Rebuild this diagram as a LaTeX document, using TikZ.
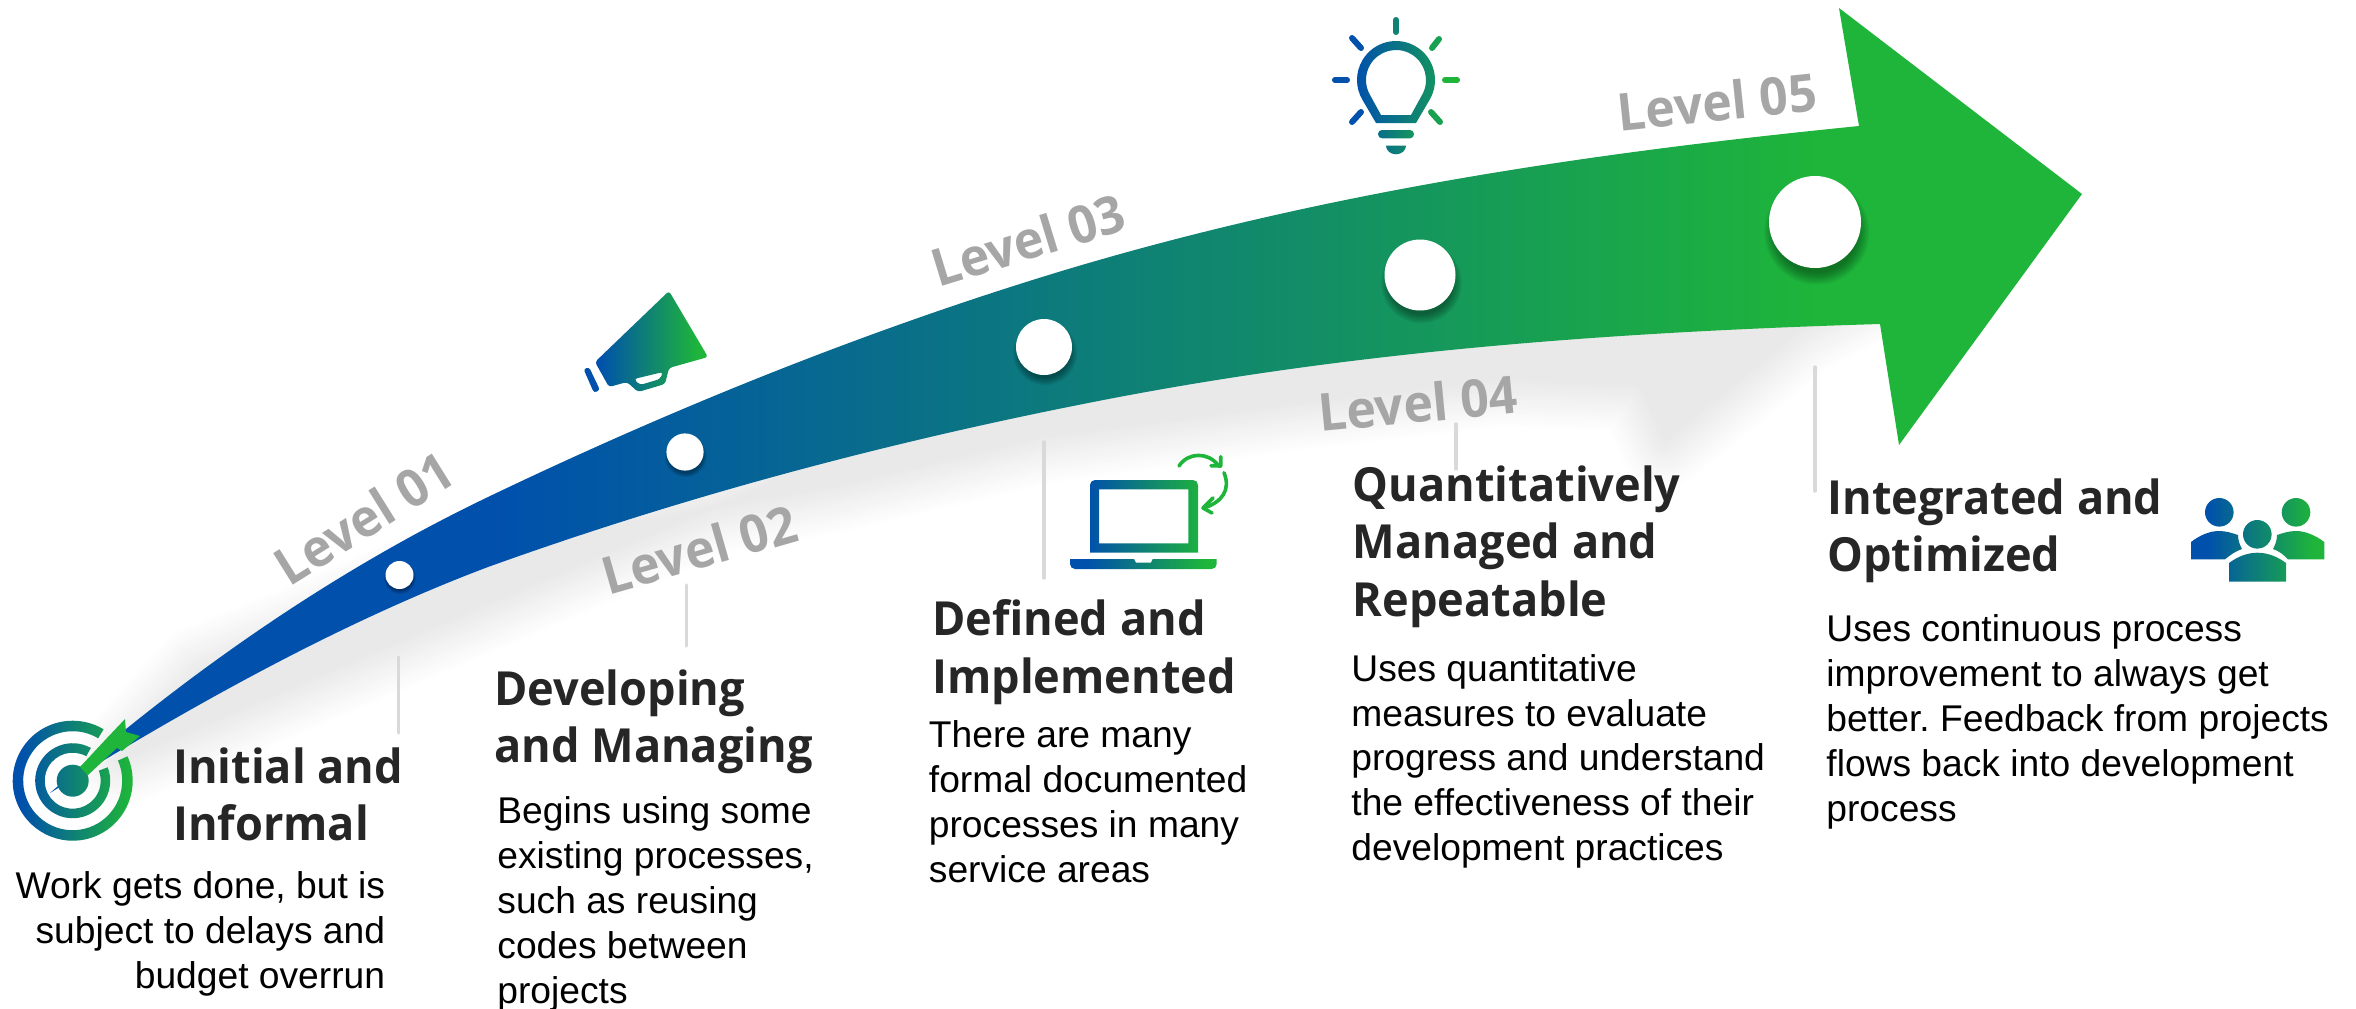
\documentclass[tikz,border=0pt]{standalone}
\usepackage{fontspec}
\setmainfont{Liberation Sans}
\newfontfamily\headfont{Open Sans}[FakeStretch=0.96]
\usetikzlibrary{calc}
\frenchspacing
\definecolor{gblue}{HTML}{0050AC}
\definecolor{ggreen}{HTML}{1EB53A}
\definecolor{levelgray}{HTML}{A6A6A6}
\definecolor{headcol}{HTML}{262626}
\definecolor{linecol}{HTML}{D9D9D9}
\definecolor{shadowcol}{HTML}{E9E9E9}
\pgfdeclarehorizontalshading{arrowgrad}{100bp}{color(0bp)=(gblue); color(36bp)=(gblue); color(68.5bp)=(ggreen); color(100bp)=(ggreen)}
\pgfdeclarehorizontalshading{icongrad}{100bp}{color(0bp)=(gblue); color(31bp)=(gblue); color(71bp)=(ggreen); color(100bp)=(ggreen)}
\tikzset{
  levellabel/.style={font=\headfont\bfseries\fontsize{26}{30}\selectfont, text=levelgray, inner sep=0pt},
  headlabel/.style={font=\headfont\bfseries\fontsize{23.5}{28.6}\selectfont, text=headcol, inner sep=0pt, anchor=north west, align=left},
  bodylabel/.style={font=\fontsize{18.6}{22.4}\selectfont, text=black, inner sep=0pt, anchor=north west, align=left},
  leader/.style={draw=linecol, line width=1.7pt, line cap=round},
  icon/.style={shading=icongrad, even odd rule},
  ray/.style={line width=3pt, line cap=round},
  hookline/.style={draw=ggreen, line width=1.8pt, line cap=round, line join=round},
  dotnode/.style={circle, fill=white, inner sep=0pt},
}
\newcommand{\shadowpath}{(120,760) -- (200,672) -- (300,632) -- (480,552) -- (700,510) -- (840,485) -- (1040,437) -- (1300,403) -- (1500,380) -- (1640,385) -- (1665,440) -- (1800,330) -- (1860,300) -- (1200,300) -- cycle}
\newcommand{\leveldot}[4]{%
  \foreach \k in {0,...,7}{
    \fill[black, opacity=.05] ($(#2,#3)+(#4*.04,#4*.22)$) circle ({#4*(1.14-.035*\k)});
  }
  \node[dotnode, minimum size=#4 pt] (#1) at (#2,#3) {};
}
\begin{document}
\begin{tikzpicture}[x=0.5pt,y=-0.5pt]
\useasboundingbox (0,0) rectangle (2356,1008);

% soft shadow under the arrow
\foreach \i in {0,...,16}{
  \pgfmathsetmacro{\rr}{50*(1-\i/16)}
  \pgfmathsetmacro{\mx}{100*\i/16}
  \colorlet{layer}{shadowcol!\mx!white}
  \path[fill=layer, draw=layer, line width=\rr pt, line join=round] \shadowpath;
}

% main arrow
\shade[shading=arrowgrad]
  (50,793) .. controls (196,665) and (342,567) .. (488,497)
  .. controls (680,405) and (873,328) .. (1065,270)
  .. controls (1330,190.5) and (1594,152.5) .. (1859,126)
  -- (1839,8) -- (2082,194) -- (1899,445) -- (1880,324)
  .. controls (1626,331.6) and (1373,349) .. (1119,397)
  .. controls (909,437) and (698,491.4) .. (488,567)
  .. controls (342,622) and (196,703) .. (50,793)
  -- cycle;

% dots
\leveldot{d1}{399.5}{575}{14}
\leveldot{d2}{685}{452}{18.6}
\leveldot{d3}{1044}{347}{28}
\leveldot{d4}{1420}{275}{35.5}
\leveldot{d5}{1815}{222}{46}

% leader lines
\coordinate (l1a) at (398.5,657); \coordinate (l1b) at (398.5,733);
\coordinate (l2a) at (686.5,585); \coordinate (l2b) at (686.5,646);
\coordinate (l3a) at (1044,442); \coordinate (l3b) at (1044,578);
\coordinate (l4a) at (1456,424); \coordinate (l4b) at (1456,469);
\coordinate (l5a) at (1815,367); \coordinate (l5b) at (1815,491);
\draw[leader] (l1a) -- (l1b);
\draw[leader] (l2a) -- (l2b);
\draw[leader] (l3a) -- (l3b);
\draw[leader] (l4a) -- (l4b);
\draw[leader] (l5a) -- (l5b);

% level labels
\node[levellabel, rotate=32] (lv1) at (364,518) {Level 01};
\node[levellabel, rotate=16] (lv2) at (699,549) {Level 02};
\node[levellabel, rotate=17] (lv3) at (1028,240) {Level 03};
\node[levellabel, rotate=5.5] (lv4) at (1418,403) {Level 04};
\node[levellabel, rotate=6] (lv5) at (1717,102) {Level 05};

% target icon
\coordinate (tc) at (72.7,780.7);
\shade[icon]
  ([shift={(-24:60)}]tc) arc (-24:301:60) -- ([shift={(301:49.5)}]tc) arc (301:-24:49.5) -- cycle
  ([shift={(-21:37.5)}]tc) arc (-21:299:37.5) -- ([shift={(299:28)}]tc) arc (299:-21:28) -- cycle
  (tc) circle (16);
\fill[ggreen] (125,719) -- (126,732) -- (140,736) -- (122,751) -- (117,748) -- (88,775) -- (80,767) -- (107,738) -- cycle;

% megaphone
\shade[icon, rounded corners=1.5pt]
  (595,362) -- (669,291) -- (708,357) -- (669,368) -- (665,384) -- (638,392) -- (627,382) -- (609,387) -- cycle
  (634,379) -- (640,385) -- (660,379) -- (663,372) -- cycle
  (583.5,369) -- (589,367) -- (600,390) -- (594,393) -- cycle;

% bulb
\shade[icon, left color=gblue, right color=ggreen!70!gblue]
  (1416,123) -- ([shift={(31:39)}]1396,80) arc (31:-211:39) -- (1376,123) -- cycle
  (1411,115) -- ([shift={(30:30)}]1396,80) arc (30:-210:30) -- (1381,115) -- cycle;
\shade[left color=gblue!70!ggreen, right color=gblue!30!ggreen, rounded corners=2pt]
  (1378,130) rectangle (1414,138.3);
\shade[left color=gblue!65!ggreen, right color=gblue!45!ggreen]
  (1386,145.7) -- (1406,145.7) arc (0:180:10 and 8.6) -- cycle;
\draw[ray, color=gblue!50!ggreen] (1396,20) -- (1396,32);
\draw[ray, color=ggreen!80!gblue] (1439,39) -- (1432,48);
\draw[ray, color=ggreen] (1445,80) -- (1457,80);
\draw[ray, color=ggreen!80!gblue] (1431,112) -- (1440,122);
\draw[ray, color=gblue] (1361,112) -- (1352,122);
\draw[ray, color=gblue] (1335,80) -- (1347,80);
\draw[ray, color=gblue] (1352,38) -- (1361,48);

% laptop
\shade[icon]
  (1090,552.7) [rounded corners=2.5pt] -- (1090,480) -- (1198,480) [sharp corners] -- (1198,552.7) -- cycle
  (1099,489.3) rectangle (1188.3,543.3)
  (1070,559) -- (1134,559) -- (1136,562.7) -- (1151,562.7) -- (1152.7,559) -- (1216.7,559) [rounded corners=2.5pt] -- (1216.7,569) -- (1070,569) [sharp corners] -- cycle;
\draw[hookline] (1179,466) .. controls (1188,452) and (1208,452) .. (1218,465);
\draw[hookline] (1220.7,456.7) -- (1220.7,466) -- (1211,465.7);
\draw[hookline] (1224,472.7) .. controls (1231,490) and (1222,502) .. (1204,508);
\draw[hookline] (1213,498) -- (1203,508) -- (1212,513);

% people
\shade[icon]
  (2219.3,512.3) circle (14.3)
  (2296,512.3) circle (14.3)
  (2257.3,534.3) circle (14.3)
  (2191,559.3) -- (2191,542) .. controls (2200,535) and (2210,531) .. (2219,531) .. controls (2226,531) and (2232,533) .. (2238,535) .. controls (2238,541) and (2240,545) .. (2242,549) .. controls (2236,551) and (2230,555) .. (2225,559.3) -- cycle
  (2324.3,559.3) -- (2324.3,542) .. controls (2315,535) and (2305,531) .. (2296,531) .. controls (2289,531) and (2283,533) .. (2277,535) .. controls (2277,541) and (2275,545) .. (2273,549) .. controls (2279,551) and (2284,555) .. (2288,559.3) -- cycle
  (2229,581.7) -- (2229,563) .. controls (2237,557) and (2247,552.7) .. (2257.3,552.7) .. controls (2268,552.7) and (2278,557) .. (2286,563) -- (2286,581.7) -- cycle;

% headings
\node[headlabel] (h1) at (172.7,747.5) {Initial and\\Informal};
\node[headlabel] (h2) at (494,669.5) {Developing\\and Managing};
\node[headlabel] (h3) at (932,599.5) {Defined and\\Implemented};
\node[headlabel] (h4) at (1352.5,465.5) {Quantitatively\\Managed and\\Repeatable};
\node[headlabel] (h5) at (1827,478.5) {Integrated and\\Optimized};

% bodies
\node[bodylabel, anchor=north east, align=right] (b1) at (385.5,871.5) {Work gets done, but is\\subject to delays and\\budget overrun};
\node[bodylabel] (b2) at (497,796.5) {Begins using some\\existing processes,\\such as reusing\\codes between\\projects};
\node[bodylabel] (b3) at (928.5,720.5) {There are many\\formal documented\\processes in many\\service areas};
\node[bodylabel] (b4) at (1351,654) {Uses quantitative\\measures to evaluate\\progress and understand\\the effectiveness of their\\development practices};
\node[bodylabel] (b5) at (1826,614.5) {Uses continuous process\\improvement to always get\\better. Feedback from projects\\flows back into development\\process};
\end{tikzpicture}
\end{document}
------------------------------------------------
## Exercise details
What is the number of lines in the listing that include the word "using"? Give that number and nothing else.

## Output for this task
2